RECORDS:
===

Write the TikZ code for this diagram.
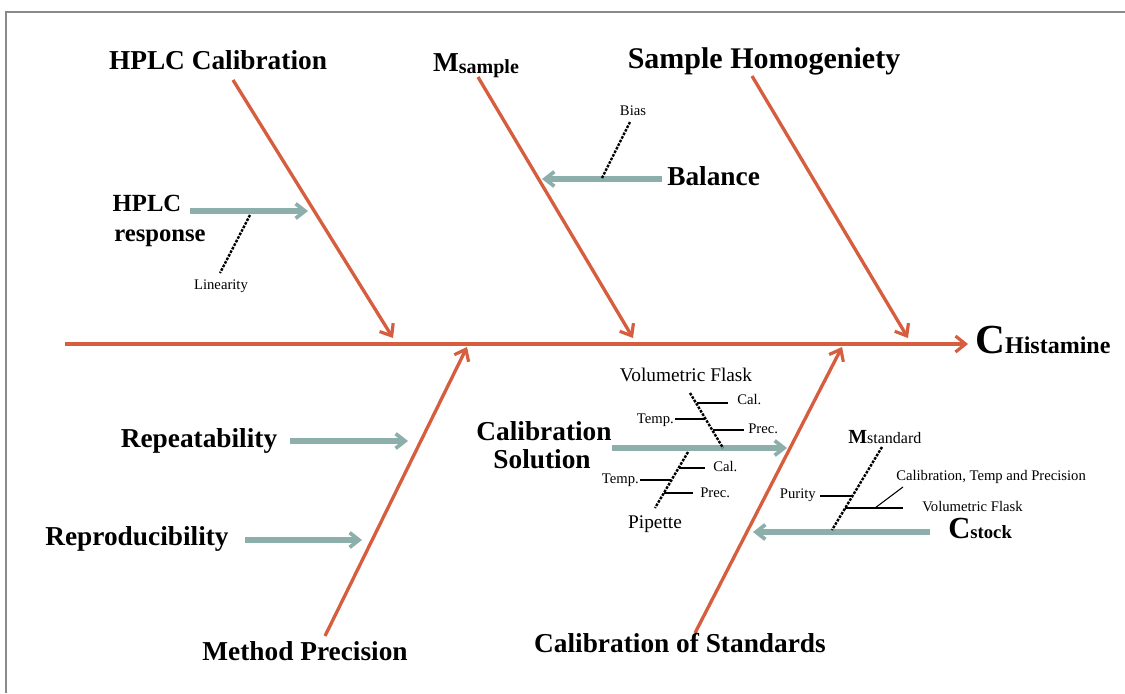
\documentclass[tikz,border=0pt]{standalone}
\usepackage{fontspec}
\setmainfont{Liberation Serif}
\usetikzlibrary{arrows.meta}
\definecolor{bone}{RGB}{214,94,62}
\definecolor{tealc}{RGB}{140,175,172}
\definecolor{framec}{RGB}{138,138,138}
\begin{document}
\begin{tikzpicture}[x=0.75pt,y=-0.75pt,
  bonearrow/.style={draw=bone,line width=2.5pt,-{Straight Barb[length=7.5pt,width=12pt,line width=2.4pt]}},
  subarrow/.style={draw=tealc,line width=4pt,-{Straight Barb[length=7pt,width=11pt,line width=2.8pt]}},
  dashline/.style={draw=black,line width=1.8pt,dash pattern=on 2pt off 1pt},
  tick/.style={draw=black,line width=0.8pt},
  big/.style={font=\bfseries\fontsize{20.5}{24}\selectfont,inner sep=0pt},
  mid/.style={font=\fontsize{14.5}{17}\selectfont,inner sep=0pt},
  small/.style={font=\fontsize{11}{13}\selectfont,inner sep=0pt}]
\useasboundingbox (0,0) rectangle (1125,693);
% frame
\coordinate (fr1) at (1125,12);
\coordinate (fr2) at (6,12);
\coordinate (fr3) at (6,693);
\draw[framec,line width=1.5pt] (fr1) -- (fr2) -- (fr3);

% spine
\coordinate (sp0) at (65,344);
\coordinate (spE) at (968,344);
\draw[bonearrow] (sp0) -- (spE);
\node[anchor=base west,inner sep=0pt] (hist) at (975,353)
  {\bfseries\fontsize{31}{34}\selectfont C\fontsize{18}{20}\selectfont Histamine};

% main bones
\coordinate (b1s) at (233,80);  \coordinate (b1e) at (393,338);
\coordinate (b2s) at (478,77);  \coordinate (b2e) at (633,338);
\coordinate (b3s) at (752,76);  \coordinate (b3e) at (908,338);
\coordinate (b4s) at (325,636); \coordinate (b4e) at (467,347);
\coordinate (b5s) at (695,633); \coordinate (b5e) at (842,347);
\draw[bonearrow] (b1s) -- (b1e);
\draw[bonearrow] (b2s) -- (b2e);
\draw[bonearrow] (b3s) -- (b3e);
\draw[bonearrow] (b4s) -- (b4e);
\draw[bonearrow] (b5s) -- (b5e);

\node[big,anchor=base] (hplccal) at (218,69) {HPLC Calibration};
\node[big,anchor=base] (msample) at (476,71) {M\raisebox{-1.5pt}{\fontsize{15}{16}\selectfont sample}};
\node[big,anchor=base,font=\bfseries\fontsize{22.5}{26}\selectfont] (homog) at (764,68) {Sample Homogeniety};
\node[big,anchor=base] (mp) at (305,660) {Method Precision};
\node[big,anchor=base] (cos) at (680,652) {Calibration of Standards};

% HPLC response
\node[big,anchor=base,font=\bfseries\fontsize{18.5}{22}\selectfont] (hr1) at (147,211) {HPLC};
\node[big,anchor=base,font=\bfseries\fontsize{18.5}{22}\selectfont] (hr2) at (160,241) {response};
\coordinate (hrS) at (190,211); \coordinate (hrE) at (308,211);
\draw[subarrow] (hrS) -- (hrE);
\coordinate (linA) at (250,215); \coordinate (linB) at (220,273);
\draw[dashline] (linA) -- (linB);
\node[small,anchor=base] (lin) at (221,289) {Linearity};

% Balance
\node[big,anchor=base west] (bal) at (667,185) {Balance};
\coordinate (balS) at (662,179); \coordinate (balE) at (542,179);
\draw[subarrow] (balS) -- (balE);
\coordinate (biasA) at (602,178); \coordinate (biasB) at (630,122);
\draw[dashline] (biasA) -- (biasB);
\node[small,anchor=base] (bias) at (633,115) {Bias};

% Repeatability / Reproducibility
\node[big,anchor=base] (rep) at (199,447) {Repeatability};
\coordinate (repS) at (290,441); \coordinate (repE) at (408,441);
\draw[subarrow] (repS) -- (repE);
\node[big,anchor=base] (repro) at (137,545) {Reproducibility};
\coordinate (reproS) at (245,540); \coordinate (reproE) at (362,540);
\draw[subarrow] (reproS) -- (reproE);

% Calibration Solution
\node[big,anchor=base] (cs1) at (544,440) {Calibration};
\node[big,anchor=base] (cs2) at (542,468) {Solution};
\coordinate (csS) at (612,448); \coordinate (csE) at (787,448);
\draw[subarrow] (csS) -- (csE);

\node[mid,anchor=base] (vf1) at (686,381) {Volumetric Flask};
\coordinate (vfA) at (690,393); \coordinate (vfB) at (723,448);
\draw[dashline] (vfA) -- (vfB);
\coordinate (vc1) at (697,403); \coordinate (vc2) at (728,403);
\coordinate (vt1) at (675,419); \coordinate (vt2) at (705,419);
\coordinate (vp1) at (713,430); \coordinate (vp2) at (744,430);
\draw[tick] (vc1) -- (vc2);
\draw[tick] (vt1) -- (vt2);
\draw[tick] (vp1) -- (vp2);
\node[small,anchor=base west] (vcal) at (737,404) {Cal.};
\node[small,anchor=base east] (vtemp) at (674,423) {Temp.};
\node[small,anchor=base west] (vprec) at (748,433) {Prec.};

\node[mid,anchor=base] (pip) at (655,528) {Pipette};
\coordinate (pA) at (688,452); \coordinate (pB) at (655,508);
\draw[dashline] (pA) -- (pB);
\coordinate (pc1) at (679,468); \coordinate (pc2) at (705,468);
\coordinate (pt1) at (640,480); \coordinate (pt2) at (671,480);
\coordinate (pp1) at (664,493); \coordinate (pp2) at (693,493);
\draw[tick] (pc1) -- (pc2);
\draw[tick] (pt1) -- (pt2);
\draw[tick] (pp1) -- (pp2);
\node[small,anchor=base west] (pcal) at (713,471) {Cal.};
\node[small,anchor=base east] (ptemp) at (639,483) {Temp.};
\node[small,anchor=base west] (pprec) at (700,497) {Prec.};

% C stock
\node[anchor=base west,inner sep=0pt] (cstock) at (948,538)
  {\bfseries\fontsize{23}{26}\selectfont C\fontsize{14}{16}\selectfont stock};
\coordinate (ckS) at (930,532); \coordinate (ckE) at (753,532);
\draw[subarrow] (ckS) -- (ckE);
\node[anchor=base west,inner sep=0pt] (mstd) at (848,443)
  {{\bfseries\fontsize{15}{17}\selectfont M}{\fontsize{12}{14}\selectfont standard}};
\coordinate (msA) at (882,447); \coordinate (msB) at (832,530);
\draw[dashline] (msA) -- (msB);
\coordinate (pu1) at (820,496); \coordinate (pu2) at (852,496);
\coordinate (vf21) at (845,508); \coordinate (vf22) at (903,508);
\coordinate (ct1) at (875,508); \coordinate (ct2) at (903,487);
\draw[tick] (pu1) -- (pu2);
\draw[tick] (vf21) -- (vf22);
\draw[tick] (ct1) -- (ct2);
\node[small,anchor=base east] (purity) at (816,498) {Purity};
\node[small,anchor=base west] (vf2) at (922,511) {Volumetric Flask};
\node[small,anchor=base west] (ctp) at (896,480) {Calibration, Temp and Precision};
\end{tikzpicture}
\end{document}
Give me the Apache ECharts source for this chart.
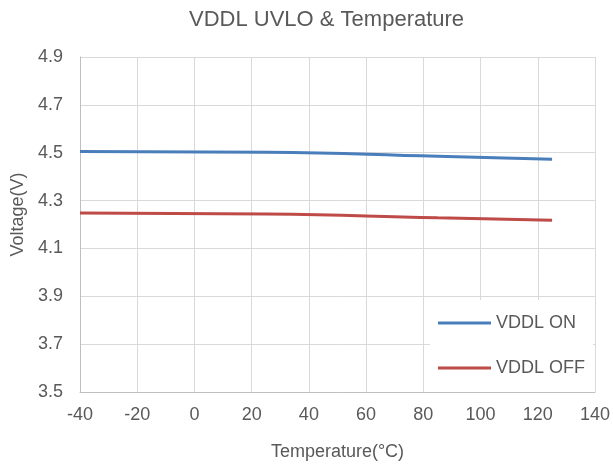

===

Report the number of lines in the listing above that include the word "this", and nothing else.

2